-- start --

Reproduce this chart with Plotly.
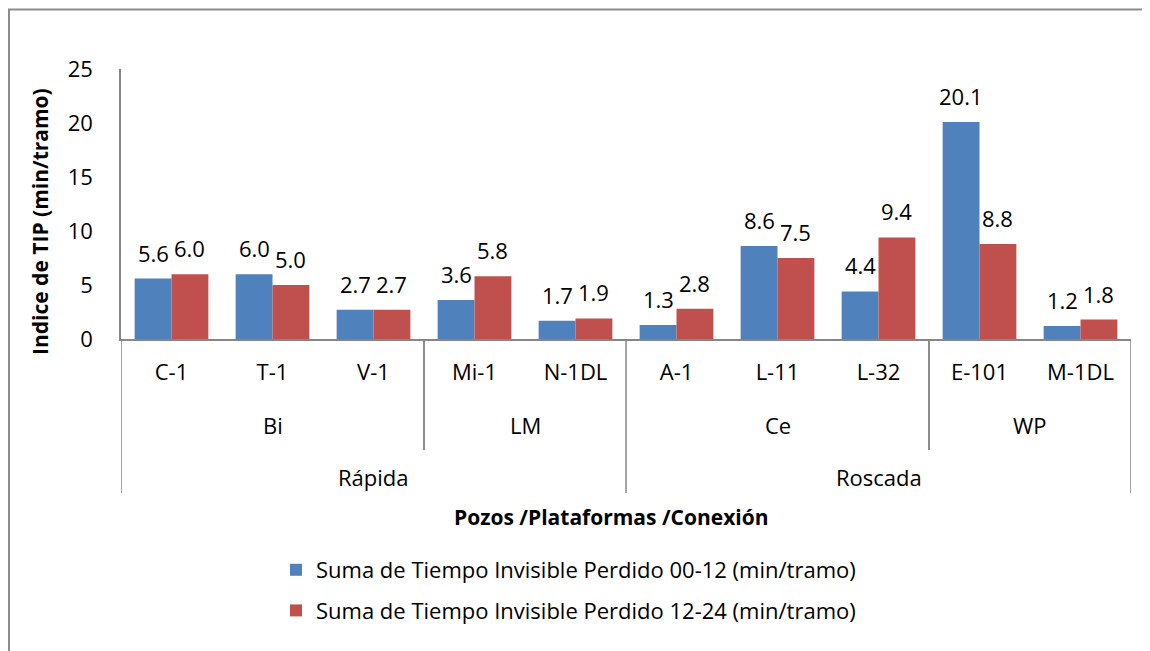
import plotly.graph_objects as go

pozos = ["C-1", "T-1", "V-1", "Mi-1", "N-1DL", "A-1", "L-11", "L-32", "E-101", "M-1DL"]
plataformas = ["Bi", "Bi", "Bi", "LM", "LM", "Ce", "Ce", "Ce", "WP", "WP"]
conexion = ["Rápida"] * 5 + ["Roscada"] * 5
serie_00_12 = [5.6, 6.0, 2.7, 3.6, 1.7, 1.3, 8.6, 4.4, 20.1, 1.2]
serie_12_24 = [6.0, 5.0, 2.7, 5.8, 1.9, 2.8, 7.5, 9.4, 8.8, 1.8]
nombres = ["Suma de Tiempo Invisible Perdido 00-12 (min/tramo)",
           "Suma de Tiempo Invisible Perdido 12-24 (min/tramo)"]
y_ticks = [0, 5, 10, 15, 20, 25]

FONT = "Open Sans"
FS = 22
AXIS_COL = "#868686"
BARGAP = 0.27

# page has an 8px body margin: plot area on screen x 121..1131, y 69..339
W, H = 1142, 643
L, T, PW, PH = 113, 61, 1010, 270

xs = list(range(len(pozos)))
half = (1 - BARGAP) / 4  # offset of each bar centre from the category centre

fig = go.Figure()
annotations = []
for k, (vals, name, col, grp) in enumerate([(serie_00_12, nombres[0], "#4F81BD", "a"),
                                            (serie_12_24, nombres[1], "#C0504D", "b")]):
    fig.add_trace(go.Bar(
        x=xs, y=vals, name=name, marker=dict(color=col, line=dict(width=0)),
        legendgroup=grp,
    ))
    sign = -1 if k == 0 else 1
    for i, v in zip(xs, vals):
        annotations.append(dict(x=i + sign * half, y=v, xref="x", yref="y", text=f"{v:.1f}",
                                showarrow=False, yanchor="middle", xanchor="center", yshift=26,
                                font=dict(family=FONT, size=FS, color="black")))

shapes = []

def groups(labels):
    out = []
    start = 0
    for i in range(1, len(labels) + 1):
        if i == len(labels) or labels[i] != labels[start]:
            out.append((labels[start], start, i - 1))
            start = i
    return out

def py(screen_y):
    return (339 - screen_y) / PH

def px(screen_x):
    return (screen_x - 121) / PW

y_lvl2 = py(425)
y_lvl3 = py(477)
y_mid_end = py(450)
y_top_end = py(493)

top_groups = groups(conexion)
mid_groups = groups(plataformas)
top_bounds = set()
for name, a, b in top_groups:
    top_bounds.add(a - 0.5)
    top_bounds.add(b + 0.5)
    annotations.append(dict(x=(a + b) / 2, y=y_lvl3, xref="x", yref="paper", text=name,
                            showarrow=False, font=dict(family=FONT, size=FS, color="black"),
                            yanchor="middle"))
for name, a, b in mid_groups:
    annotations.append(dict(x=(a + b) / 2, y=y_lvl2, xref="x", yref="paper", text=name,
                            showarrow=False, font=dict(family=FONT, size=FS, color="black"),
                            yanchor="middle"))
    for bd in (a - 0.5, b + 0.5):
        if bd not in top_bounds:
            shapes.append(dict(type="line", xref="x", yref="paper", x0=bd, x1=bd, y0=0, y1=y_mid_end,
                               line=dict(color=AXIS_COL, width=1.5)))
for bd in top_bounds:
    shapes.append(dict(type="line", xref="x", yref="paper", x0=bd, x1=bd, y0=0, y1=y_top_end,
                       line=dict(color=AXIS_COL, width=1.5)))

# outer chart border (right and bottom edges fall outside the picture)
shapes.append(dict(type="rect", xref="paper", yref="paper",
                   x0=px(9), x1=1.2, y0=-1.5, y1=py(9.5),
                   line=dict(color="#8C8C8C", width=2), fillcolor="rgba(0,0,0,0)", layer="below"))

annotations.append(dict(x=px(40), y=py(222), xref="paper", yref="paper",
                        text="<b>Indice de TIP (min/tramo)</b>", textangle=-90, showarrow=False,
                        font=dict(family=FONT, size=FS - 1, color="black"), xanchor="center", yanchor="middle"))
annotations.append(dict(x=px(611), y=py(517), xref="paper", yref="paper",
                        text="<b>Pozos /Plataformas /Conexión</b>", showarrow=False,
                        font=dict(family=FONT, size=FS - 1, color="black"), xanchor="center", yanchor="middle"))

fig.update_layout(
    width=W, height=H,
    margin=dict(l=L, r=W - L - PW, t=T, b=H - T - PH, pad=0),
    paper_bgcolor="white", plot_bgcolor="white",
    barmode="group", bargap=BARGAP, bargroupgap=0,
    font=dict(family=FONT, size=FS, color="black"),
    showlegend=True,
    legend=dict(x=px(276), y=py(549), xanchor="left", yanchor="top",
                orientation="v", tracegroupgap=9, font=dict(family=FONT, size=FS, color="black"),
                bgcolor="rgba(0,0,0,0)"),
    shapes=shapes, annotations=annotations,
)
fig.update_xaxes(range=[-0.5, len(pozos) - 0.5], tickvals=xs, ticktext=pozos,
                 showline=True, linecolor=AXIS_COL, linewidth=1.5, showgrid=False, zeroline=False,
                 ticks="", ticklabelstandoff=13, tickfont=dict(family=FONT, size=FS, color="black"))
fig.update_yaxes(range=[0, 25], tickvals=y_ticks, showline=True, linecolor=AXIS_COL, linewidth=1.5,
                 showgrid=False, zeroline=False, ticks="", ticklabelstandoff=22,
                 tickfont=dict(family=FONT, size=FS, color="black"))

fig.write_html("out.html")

-- end --

▶ _Exercise details_: Leave out the pictures and restate everything else word for word.

▶ _Solution for this problem_:
Reproduce this chart with Plotly.
import plotly.graph_objects as go

pozos = ["C-1", "T-1", "V-1", "Mi-1", "N-1DL", "A-1", "L-11", "L-32", "E-101", "M-1DL"]
plataformas = ["Bi", "Bi", "Bi", "LM", "LM", "Ce", "Ce", "Ce", "WP", "WP"]
conexion = ["Rápida"] * 5 + ["Roscada"] * 5
serie_00_12 = [5.6, 6.0, 2.7, 3.6, 1.7, 1.3, 8.6, 4.4, 20.1, 1.2]
serie_12_24 = [6.0, 5.0, 2.7, 5.8, 1.9, 2.8, 7.5, 9.4, 8.8, 1.8]
nombres = ["Suma de Tiempo Invisible Perdido 00-12 (min/tramo)",
           "Suma de Tiempo Invisible Perdido 12-24 (min/tramo)"]
y_ticks = [0, 5, 10, 15, 20, 25]

FONT = "Open Sans"
FS = 22
AXIS_COL = "#868686"
BARGAP = 0.27

# page has an 8px body margin: plot area on screen x 121..1131, y 69..339
W, H = 1142, 643
L, T, PW, PH = 113, 61, 1010, 270

xs = list(range(len(pozos)))
half = (1 - BARGAP) / 4  # offset of each bar centre from the category centre

fig = go.Figure()
annotations = []
for k, (vals, name, col, grp) in enumerate([(serie_00_12, nombres[0], "#4F81BD", "a"),
                                            (serie_12_24, nombres[1], "#C0504D", "b")]):
    fig.add_trace(go.Bar(
        x=xs, y=vals, name=name, marker=dict(color=col, line=dict(width=0)),
        legendgroup=grp,
    ))
    sign = -1 if k == 0 else 1
    for i, v in zip(xs, vals):
        annotations.append(dict(x=i + sign * half, y=v, xref="x", yref="y", text=f"{v:.1f}",
                                showarrow=False, yanchor="middle", xanchor="center", yshift=26,
                                font=dict(family=FONT, size=FS, color="black")))

shapes = []

def groups(labels):
    out = []
    start = 0
    for i in range(1, len(labels) + 1):
        if i == len(labels) or labels[i] != labels[start]:
            out.append((labels[start], start, i - 1))
            start = i
    return out

def py(screen_y):
    return (339 - screen_y) / PH

def px(screen_x):
    return (screen_x - 121) / PW

y_lvl2 = py(425)
y_lvl3 = py(477)
y_mid_end = py(450)
y_top_end = py(493)

top_groups = groups(conexion)
mid_groups = groups(plataformas)
top_bounds = set()
for name, a, b in top_groups:
    top_bounds.add(a - 0.5)
    top_bounds.add(b + 0.5)
    annotations.append(dict(x=(a + b) / 2, y=y_lvl3, xref="x", yref="paper", text=name,
                            showarrow=False, font=dict(family=FONT, size=FS, color="black"),
                            yanchor="middle"))
for name, a, b in mid_groups:
    annotations.append(dict(x=(a + b) / 2, y=y_lvl2, xref="x", yref="paper", text=name,
                            showarrow=False, font=dict(family=FONT, size=FS, color="black"),
                            yanchor="middle"))
    for bd in (a - 0.5, b + 0.5):
        if bd not in top_bounds:
            shapes.append(dict(type="line", xref="x", yref="paper", x0=bd, x1=bd, y0=0, y1=y_mid_end,
                               line=dict(color=AXIS_COL, width=1.5)))
for bd in top_bounds:
    shapes.append(dict(type="line", xref="x", yref="paper", x0=bd, x1=bd, y0=0, y1=y_top_end,
                       line=dict(color=AXIS_COL, width=1.5)))

# outer chart border (right and bottom edges fall outside the picture)
shapes.append(dict(type="rect", xref="paper", yref="paper",
                   x0=px(9), x1=1.2, y0=-1.5, y1=py(9.5),
                   line=dict(color="#8C8C8C", width=2), fillcolor="rgba(0,0,0,0)", layer="below"))

annotations.append(dict(x=px(40), y=py(222), xref="paper", yref="paper",
                        text="<b>Indice de TIP (min/tramo)</b>", textangle=-90, showarrow=False,
                        font=dict(family=FONT, size=FS - 1, color="black"), xanchor="center", yanchor="middle"))
annotations.append(dict(x=px(611), y=py(517), xref="paper", yref="paper",
                        text="<b>Pozos /Plataformas /Conexión</b>", showarrow=False,
                        font=dict(family=FONT, size=FS - 1, color="black"), xanchor="center", yanchor="middle"))

fig.update_layout(
    width=W, height=H,
    margin=dict(l=L, r=W - L - PW, t=T, b=H - T - PH, pad=0),
    paper_bgcolor="white", plot_bgcolor="white",
    barmode="group", bargap=BARGAP, bargroupgap=0,
    font=dict(family=FONT, size=FS, color="black"),
    showlegend=True,
    legend=dict(x=px(276), y=py(549), xanchor="left", yanchor="top",
                orientation="v", tracegroupgap=9, font=dict(family=FONT, size=FS, color="black"),
                bgcolor="rgba(0,0,0,0)"),
    shapes=shapes, annotations=annotations,
)
fig.update_xaxes(range=[-0.5, len(pozos) - 0.5], tickvals=xs, ticktext=pozos,
                 showline=True, linecolor=AXIS_COL, linewidth=1.5, showgrid=False, zeroline=False,
                 ticks="", ticklabelstandoff=13, tickfont=dict(family=FONT, size=FS, color="black"))
fig.update_yaxes(range=[0, 25], tickvals=y_ticks, showline=True, linecolor=AXIS_COL, linewidth=1.5,
                 showgrid=False, zeroline=False, ticks="", ticklabelstandoff=22,
                 tickfont=dict(family=FONT, size=FS, color="black"))

fig.write_html("out.html")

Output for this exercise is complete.